Hmmm?? Why not "Mmmm!"? Just one crunch -- er, I mean, bite -- will tell you why. (Hint: if you ever wondered why Kellogg's doesn't make a chicken soup breakfast cereal, just give this a try.)

My other picture for the day comes from just down the street from us, on the rue Sarrette. This store specializes in very large sizes, as explained in the small print under Big and Nice.

Hold on a sec. What does nice mean? Does it mean that the clothing is both large and pleasant? Does it mean that the store owner is a friendly giant who sells clothing to NBA players and the obese? Or does it mean that only large and kind people are allowed to shop here?

In the case of the last question, what is the criteria for this? Do you merely have to be polite and jovial upon entrance into the store? Or do you have to document your niceness to be allowed to shop here? And how nice is nice enough? I envision a conversation something like this:

"Bonjour, monsieur! I see that you are a man of considerable size. Can you provide documentation of your niceness?"

"Well, I gave some money to that homeless guy out there..."

"Hmmmm. I guess that's a start. What else do you have?"

"Ummm ... I picked up after my dog after he did his business this morning."

"Yes, but that is the law. You are expected to do that."

"Doesn't the fact that no one else in the entire country does make me a nice person?"

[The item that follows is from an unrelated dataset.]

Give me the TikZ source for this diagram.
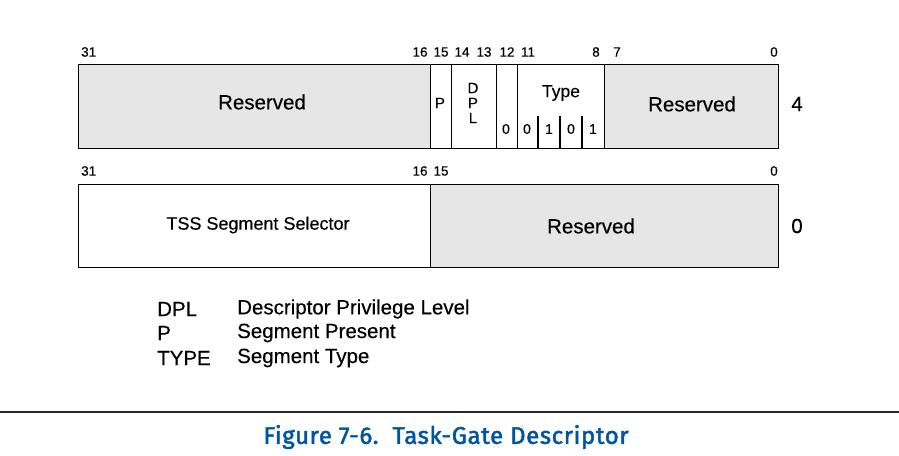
\documentclass[tikz,border=0pt]{standalone}
\usepackage{fontspec}
\setmainfont{Liberation Sans}[FakeBold=0.3]
\newfontfamily\capfont{Fira Sans}[FakeBold=2, LetterSpace=2.5]
\definecolor{resgray}{RGB}{230,230,230}
\definecolor{capblue}{RGB}{0,84,164}
\begin{document}
\begin{tikzpicture}[x=1pt,y=-1pt,
  cell/.style={draw, line width=1.2pt, inner sep=0pt, anchor=north west, minimum height=84pt},
  shaded/.style={fill=resgray},
  bitnum/.style={font=\fontsize{13.5}{14}\selectfont, inner sep=0pt},
  big/.style={font=\fontsize{20.5}{21}\selectfont, inner sep=0pt},
  mid/.style={font=\fontsize{15}{15}\selectfont, inner sep=0pt},
  small/.style={font=\fontsize{14}{14}\selectfont, inner sep=0pt},
  legend/.style={font=\fontsize{20.5}{21}\selectfont, inner sep=0pt, anchor=west}]
\useasboundingbox (0,0) rectangle (899,455);
% ---------- top doubleword (offset 4) ----------
\node[cell,shaded,minimum width=352pt] (resA) at (78,64) {};
\node[cell,minimum width=21pt] (pcell) at (430,64) {};
\node[cell,minimum width=45pt] (dplcell) at (451,64) {};
\node[cell,minimum width=21pt] (zcell) at (496,64) {};
\node[cell,minimum width=87pt] (typecell) at (517,64) {};
\node[cell,shaded,minimum width=174pt] (resB) at (604,64) {};
\coordinate (t1) at (538,116); \coordinate (t1b) at (538,148);
\coordinate (t2) at (560,116); \coordinate (t2b) at (560,148);
\coordinate (t3) at (582,116); \coordinate (t3b) at (582,148);
\draw[line width=1.2pt] (t1) -- (t1b) (t2) -- (t2b) (t3) -- (t3b);
\node[big] (resAtxt) at (262,102) {Reserved};
\node[mid] (ptxt) at (440,103) {P};
\node[mid] (dD) at (473,88) {D};
\node[mid] (dP) at (473,103) {P};
\node[mid] (dL) at (473,118) {L};
\node[small] (z0) at (506,129) {0};
\node[font=\fontsize{17.5}{18}\selectfont, inner sep=0pt] (typetxt) at (561,93) {Type};
\node[small] (b11) at (527,129) {0};
\node[small] (b10) at (549,129) {1};
\node[small] (b9) at (571,129) {0};
\node[small] (b8) at (593,129) {1};
\node[big] (resBtxt) at (692,104) {Reserved};
\node[big] (off4) at (797,104) {4};
% bit numbers top
\node[bitnum,anchor=west] (n31a) at (81,52) {31};
\node[bitnum] (n16a) at (420,52) {16};
\node[bitnum] (n15a) at (441,52) {15};
\node[bitnum] (n14a) at (462,52) {14};
\node[bitnum] (n13a) at (484,52) {13};
\node[bitnum] (n12a) at (507,52) {12};
\node[bitnum] (n11a) at (528,52) {11};
\node[bitnum] (n8a) at (596,52) {8};
\node[bitnum] (n7a) at (617,52) {7};
\node[bitnum] (n0a) at (774,52) {0};
% ---------- bottom doubleword (offset 0) ----------
\node[cell,minimum width=352pt,minimum height=83pt] (tss) at (78,184) {};
\node[cell,shaded,minimum width=348pt,minimum height=83pt] (resC) at (430,184) {};
\node[font=\fontsize{18}{18}\selectfont, inner sep=0pt] (tsstxt) at (258,225) {TSS Segment Selector};
\node[big] (resCtxt) at (591,226) {Reserved};
\node[big] (off0) at (797,226) {0};
\node[bitnum,anchor=west] (n31b) at (81,171) {31};
\node[bitnum] (n16b) at (420,171) {16};
\node[bitnum] (n15b) at (441,171) {15};
\node[bitnum] (n0b) at (774,171) {0};
% ---------- legend ----------
\node[legend] (k1) at (157,309) {DPL};
\node[legend] (v1) at (237,309) {Descriptor Privilege Level};
\node[legend] (k2) at (157,333) {P};
\node[legend] (v2) at (237,333) {Segment Present};
\node[legend] (k3) at (157,358) {TYPE};
\node[legend] (v3) at (237,358) {Segment Type};
% ---------- rule and caption ----------
\coordinate (ruleL) at (0,412);
\coordinate (ruleR) at (899,412);
\draw[line width=2pt, black!85] (ruleL) -- (ruleR);
\node[font=\capfont\fontsize{24}{24}\selectfont, text=capblue, inner sep=0pt] (caption) at (446,437) {Figure 7-6.\ \ Task-Gate Descriptor};
\end{tikzpicture}
\end{document}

"No, it merely makes you a law-abiding citizen. And a bit of a goody-goody, if I might say so. What else do you have?"

"OK, OK, I have a letter from my mother that indicates my niceness in her presence."

"Let's see. [looks over letter] I'm sorry, monsieur, but there is no official stamp on this paper to indicate that your mother actually meant it. Do you have anything else?"

"No, that's all I have."

"Then I'm sorry, monsieur, but I cannot sell you my garments of unusual size. Please come back after you have saved a drowning child or resisted honking your horn while driving in Paris."

I suppose that if this scenario rings true, then the owner of Big and Nice should really invest in the "red light/green light" doorbell system that the banks use. I sure as heck wouldn't want to be the one who has to turn away a big and not nice person without some kind of bullet-proof glass between the two of us!

2 Comments:

At 21/11/05 19:37, Anonymous Anonymous said...

you know, the archaic meaning of nice is extremely precise and accurate.

perhaps one needs to be big and precise. precisely big?

accurately described as big?

bigly described as accurate?

eh, i got nothing.

 
At 22/11/05 20:46, Anonymous Anonymous said...

As a French woman, I'll venture to try to explain what possibly went through the owner's mind when he/she decided to name his store "big and nice".

As jodster rightly pointed out, we, French people, tend to mis-use the English language which -unfortunately - does not keep us from using it everyday to the point of altering its meaning sometimes...

This store's name might actually be a good example in this matter. As I understand it, "big & nice" means that you can be big AND nice at the same time thanks to the clothes they sell. My understanding is based on the fact that being fat in Europe is always associated with uglyness. Moreover, French people are very proud to be regarded as slim abroad.